Les lotus de l'étang, craintifs, se roulent contre le vent,
Les fruits des monts, malades de pluie, tombent.

La nature nocturne prend vie. Les termes "craintifs" (怯) et "malades" (病) personnifient les plantes, révélant la profonde symbiose du poète avec le monde naturel. Ces images évoquent aussi les intempéries précédentes, faisant ressortir par contraste la pureté retrouvée de cette nuit sereine.

Quatrième distique : « 谁伴予苦吟,满林啼络纬。 »
Shuí bàn yǔ kǔ yín, mǎn lín tí luò wěi.
Qui m'accompagne dans ce chant mélancolique ?
Seule la forêt pleure avec ses métiers à tisser.

La conclusion résonne d'une solitude partagée. Les insectes-tisserands (络纬), par leur chant obstiné, répondent aux vers du poète comme un chœur nocturne. "Chant mélancolique" (苦吟) dévoile l'état d'âme du poète, tandis que "la forêt pleure" (啼) crée une polyphonie où le silence et le bruissement s'équilibrent. Chaque strate du paysage - visuelle, auditive, émotionnelle - converge en une méditation vibrante.

​​Lecture globale​

Ce poème dépeint un paysage nocturne après la pluie dans les montagnes. L'ouverture avec "les pins laissant filtrer la lune" crée une atmosphère sereine et éthérée, tandis que la description de la promenade sous la clarté lunaire plonge le lecteur dans cette nuit rafraîchie. Les détails naturels - feuilles de lotus roulées par le vent, fruits tombés sous la pluie - révèlent la quiétude montagneuse tout en reflétant l'état d'âme du poète. La conclusion, où le chant des insectes répond aux murmures poétiques, mêle solitude et beauté artistique, formant un monde unique où homme, paysage et émotion ne font qu'un. Ce poème au dessin délicat, à la composition picturale, est une réincarnation lyrique typique du "clair de lune montagnard".

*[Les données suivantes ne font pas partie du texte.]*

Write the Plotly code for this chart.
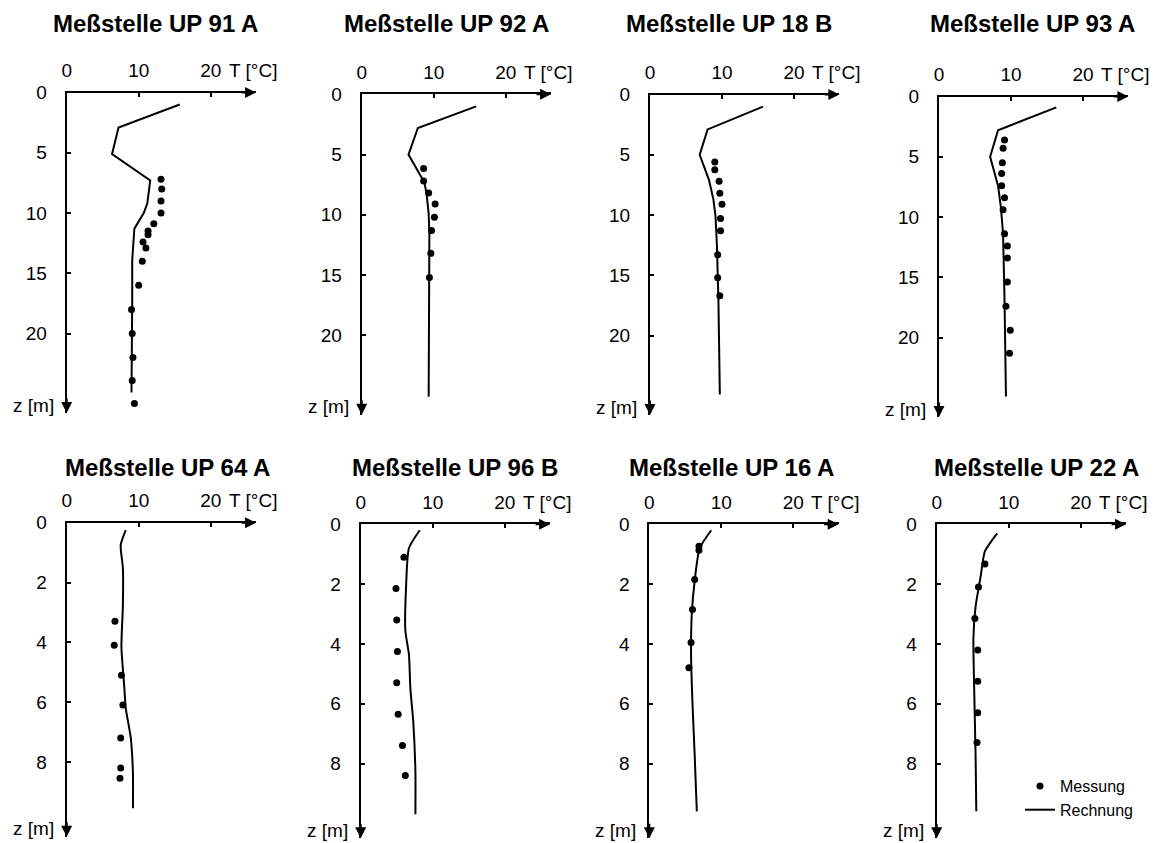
import plotly.graph_objects as go

# The page body adds an 8 px margin, so the figure is drawn 8 px smaller and
# every reference pixel position is shifted by that margin.
PAGE_MARGIN = 8
W, H = 1168 - PAGE_MARGIN, 843 - PAGE_MARGIN
FONT = "Liberation Sans, Arial, Helvetica, sans-serif"


def px_x(px):
    return (px - PAGE_MARGIN) / W


def px_y(py):
    return 1 - (py - PAGE_MARGIN) / H


# ---------------- data ----------------
titles = ["Meßstelle UP 91 A", "Meßstelle UP 92 A", "Meßstelle UP 18 B", "Meßstelle UP 93 A",
          "Meßstelle UP 64 A", "Meßstelle UP 96 B", "Meßstelle UP 16 A", "Meßstelle UP 22 A"]

x_ticks = [0, 10, 20]
x_ticktext = ["0", "10", "20"]
z_ticks_top = [0, 5, 10, 15, 20]
z_ticks_bottom = [0, 2, 4, 6, 8]
legend_names = ["Messung", "Rechnung"]

# UP 91 A
up91a_calc_T = [15.7, 7.2, 6.3, 11.6, 11.2, 10.7, 9.4, 9.1, 9.1, 9.0]
up91a_calc_z = [1.0, 2.9, 5.1, 7.3, 9.2, 10.0, 11.3, 13.9, 17.2, 24.9]
up91a_meas_T = [13.1, 13.2, 13.1, 13.1, 12.1, 11.3, 11.3, 10.6, 11.0, 10.5, 10.0, 9.0, 9.1, 9.2, 9.1, 9.4]
up91a_meas_z = [7.2, 8.0, 9.0, 10.0, 10.9, 11.5, 11.8, 12.4, 12.9, 14.0, 16.0, 18.0, 20.0, 22.0, 23.9, 25.8]
# UP 92 A
up92a_calc_T = [15.9, 7.8, 6.5, 7.8, 8.7, 9.0, 9.3, 9.4, 9.4, 9.3, 9.3]
up92a_calc_z = [1.0, 2.8, 5.0, 6.3, 7.3, 8.2, 9.9, 11.6, 14.3, 19.9, 25.1]
up92a_meas_T = [8.6, 8.6, 9.3, 10.2, 10.1, 9.7, 9.6, 9.4]
up92a_meas_z = [6.15, 7.2, 8.2, 9.1, 10.2, 11.3, 13.2, 15.2]
# UP 18 B
up18b_calc_T = [15.7, 8.0, 6.9, 8.2, 8.8, 9.1, 9.3, 9.5, 9.7]
up18b_calc_z = [1.0, 2.9, 5.0, 7.1, 8.7, 10.1, 12.6, 17.0, 24.9]
up18b_meas_T = [9.0, 9.0, 9.6, 9.7, 10.0, 9.8, 9.8, 9.4, 9.4, 9.7]
up18b_meas_z = [5.6, 6.25, 7.2, 8.2, 9.1, 10.3, 11.3, 13.3, 15.2, 16.7]
# UP 93 A
up93a_calc_T = [16.3, 8.2, 7.1, 8.2, 8.6, 8.9, 9.1, 9.3]
up93a_calc_z = [0.9, 2.8, 5.0, 7.4, 9.2, 11.4, 16.9, 24.9]
up93a_meas_T = [9.1, 8.9, 8.8, 8.7, 8.7, 9.1, 8.9, 9.1, 9.5, 9.5, 9.5, 9.3, 9.9, 9.8]
up93a_meas_z = [3.6, 4.3, 5.5, 6.4, 7.4, 8.4, 9.4, 11.4, 12.4, 13.4, 15.4, 17.4, 19.4, 21.3]
# UP 64 A
up64a_calc_T = [8.2, 7.5, 7.8, 7.8, 7.6, 8.0, 8.2, 8.9, 9.2, 9.2]
up64a_calc_z = [0.25, 0.75, 1.5, 2.8, 4.15, 5.5, 6.2, 7.2, 8.4, 9.55]
up64a_meas_T = [6.7, 6.6, 7.6, 7.8, 7.5, 7.5, 7.4]
up64a_meas_z = [3.3, 4.1, 5.1, 6.1, 7.2, 8.2, 8.55]
# UP 96 B
up96b_calc_T = [8.2, 6.7, 6.3, 6.2, 6.7, 6.9, 7.3, 7.6, 7.6]
up96b_calc_z = [0.2, 0.8, 2.1, 3.55, 4.35, 5.5, 6.6, 8.3, 9.7]
up96b_meas_T = [6.0, 4.9, 5.0, 5.1, 5.0, 5.2, 5.8, 6.2]
up96b_meas_z = [1.1, 2.15, 3.2, 4.25, 5.3, 6.35, 7.4, 8.4]
# UP 16 A
up16a_calc_T = [8.6, 7.0, 6.3, 5.9, 5.8, 6.0, 6.3, 6.6]
up16a_calc_z = [0.2, 0.8, 1.9, 3.0, 4.35, 6.0, 7.7, 9.6]
up16a_meas_T = [6.9, 6.9, 6.3, 6.0, 5.8, 5.5]
up16a_meas_z = [0.73, 0.87, 1.85, 2.85, 3.95, 4.8]
# UP 22 A
up22a_calc_T = [8.4, 6.7, 6.1, 5.4, 5.1, 5.2, 5.4, 5.5]
up22a_calc_z = [0.3, 0.9, 1.75, 2.75, 3.8, 5.45, 7.7, 9.6]
up22a_meas_T = [6.7, 5.8, 5.3, 5.7, 5.7, 5.7, 5.6]
up22a_meas_z = [1.33, 2.1, 3.15, 4.2, 5.25, 6.3, 7.3]

panels = [
    (up91a_calc_T, up91a_calc_z, up91a_meas_T, up91a_meas_z),
    (up92a_calc_T, up92a_calc_z, up92a_meas_T, up92a_meas_z),
    (up18b_calc_T, up18b_calc_z, up18b_meas_T, up18b_meas_z),
    (up93a_calc_T, up93a_calc_z, up93a_meas_T, up93a_meas_z),
    (up64a_calc_T, up64a_calc_z, up64a_meas_T, up64a_meas_z),
    (up96b_calc_T, up96b_calc_z, up96b_meas_T, up96b_meas_z),
    (up16a_calc_T, up16a_calc_z, up16a_meas_T, up16a_meas_z),
    (up22a_calc_T, up22a_calc_z, up22a_meas_T, up22a_meas_z),
]

# ---------------- layout geometry (reference pixels) ----------------
origin_x = [66.7, 361.7, 650.0, 939.0, 66.7, 360.7, 649.3, 936.7]
origin_y = [92.5, 94.3, 94.5, 96.5, 522.7, 524.3, 524.3, 524.3]
title_x = [155, 446, 729, 1032, 167, 455, 731, 1036]
title_y = [23, 23, 23, 23, 467, 467, 467, 467]
T_MAX = 26.3
PX_PER_C = 7.2
Z_MAX = [26.6, 10.5]
PX_PER_M = [12.05, 29.9]

fig = go.Figure()
layout_axes = {}
annotations = []
tick_font = dict(family=FONT, size=19, color="black")

for i, (cT, cz, mT, mz) in enumerate(panels):
    row = 0 if i < 4 else 1
    n = i + 1
    xa = "x" if n == 1 else f"x{n}"
    ya = "y" if n == 1 else f"y{n}"
    xkey = "xaxis" if n == 1 else f"xaxis{n}"
    ykey = "yaxis" if n == 1 else f"yaxis{n}"
    x0 = origin_x[i]
    x1 = x0 + T_MAX * PX_PER_C
    y0 = origin_y[i]
    y1 = y0 + Z_MAX[row] * PX_PER_M[row]

    fig.add_trace(go.Scatter(
        x=mT, y=mz, mode="markers", name=legend_names[0],
        marker=dict(color="black", size=7), xaxis=xa, yaxis=ya,
        showlegend=(i == 7), legendrank=1))
    fig.add_trace(go.Scatter(
        x=cT, y=cz, mode="lines", name=legend_names[1],
        line=dict(color="black", width=2, shape="spline" if row == 1 else "linear", smoothing=0.6),
        xaxis=xa, yaxis=ya, showlegend=(i == 7), legendrank=2))

    layout_axes[xkey] = dict(
        domain=[px_x(x0), px_x(x1)], range=[0, T_MAX], side="top", anchor=ya,
        automargin=False,
        showline=True, linecolor="black", linewidth=2, mirror=False,
        ticks="inside", ticklen=4, tickwidth=1.5, tickcolor="black",
        tickvals=x_ticks, ticktext=x_ticktext, tickfont=tick_font,
        ticklabelstandoff=6,
        showgrid=False, zeroline=False, fixedrange=True)
    layout_axes[ykey] = dict(
        domain=[px_y(y1), px_y(y0)], range=[Z_MAX[row], 0], anchor=xa,
        automargin=False,
        showline=True, linecolor="black", linewidth=2,
        ticks="inside", ticklen=4, tickwidth=1.5, tickcolor="black",
        tickvals=z_ticks_top if row == 0 else z_ticks_bottom, tickfont=tick_font,
        ticklabelstandoff=14,
        showgrid=False, zeroline=False, fixedrange=True)

    # title
    annotations.append(dict(
        text=f"<b>{titles[i]}</b>", xref="paper", yref="paper",
        x=px_x(title_x[i]), y=px_y(title_y[i]), xanchor="center", yanchor="middle",
        showarrow=False, font=dict(family=FONT, size=24, color="black")))
    # axis unit labels
    annotations.append(dict(
        text="T [°C]", xref=xa, yref="paper", x=22.2, y=px_y(y0 - 22),
        xanchor="left", yanchor="middle", showarrow=False, font=tick_font))
    annotations.append(dict(
        text="z [m]", xref="paper", yref="paper", x=px_x(x0 - 11), y=px_y(y1 - 8),
        xanchor="right", yanchor="middle", showarrow=False,
        font=dict(family=FONT, size=19, color="black")))
    # arrowheads on axes
    annotations.append(dict(
        text="", xref=xa, yref=ya, x=T_MAX, y=0, ax=-16, ay=0,
        showarrow=True, arrowhead=2, arrowsize=1.1, arrowwidth=2, arrowcolor="black"))
    annotations.append(dict(
        text="", xref=xa, yref=ya, x=0, y=Z_MAX[row], ax=0, ay=-16,
        showarrow=True, arrowhead=2, arrowsize=1.1, arrowwidth=2, arrowcolor="black"))

fig.update_layout(
    width=W, height=H,
    margin=dict(l=0, r=0, t=0, b=0, autoexpand=False),
    paper_bgcolor="white", plot_bgcolor="white",
    font=dict(family=FONT, color="black"),
    annotations=annotations,
    legend=dict(x=px_x(1020), y=px_y(769), xanchor="left", yanchor="top",
                bgcolor="rgba(0,0,0,0)", borderwidth=0,
                font=dict(family=FONT, size=16, color="black"),
                tracegroupgap=0, itemwidth=30),
    **layout_axes,
)

fig.write_html("out.html")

​​Spécificités stylistiques​

Cette œuvre incarne la fusion parfaite entre paysage et sentiment, entre poésie et peinture. Avec l'œil minutieux d'un artiste, le poète capture la lune filtrant à travers les pins, personnifiant la nature pour lui prêter des émotions. Les feuilles roulées et fruits tombés ne sont pas de simples changements saisonniers, mais l'expression de sa mélancolie intime. Le langage, simple et frais, crée un monde à la fois transparent et profond, où mouvement et immobilité s'équilibrent, où chants d'insectes et murmures poétiques se répondent, révélant une beauté élégante et vibrante de quiétude.

Éclairages

Ce poème nous rappelle que la poésie et l'esthétique naissent de l'observation sensible des changements naturels et de la projection d'émotions authentiques. À notre époque de rythmes effrénés et de perceptions émoussées, "Clair de lune sur les montagnes après l'ondée" nous invite à renouer ce dialogue profond avec la nature et notre for intérieur. Le poète, dans le silence universel, ne cherchant pas l'agitation mais accompagnant les insectes de ses murmures poétiques, montre une âme riche et apaisée - une leçon précieuse pour notre modernité.

Traducteur de poésie

Xu Yuanchong(许渊冲)

À propos du poète

Wen Tong​​ (文同, 1018-1079), originaire de Yanting dans le Sichuan, fut peintre et poète sous les Song du Nord. Reçu docteur en 1049, son style poétique alliait fraîcheur et simplicité. Cousin de Su Shi, leur influence artistique fut réciproque. Sa théorie sur "l'unité fondamentale de la poésie et de la peinture" inspira profondément l'esthétique lettrée.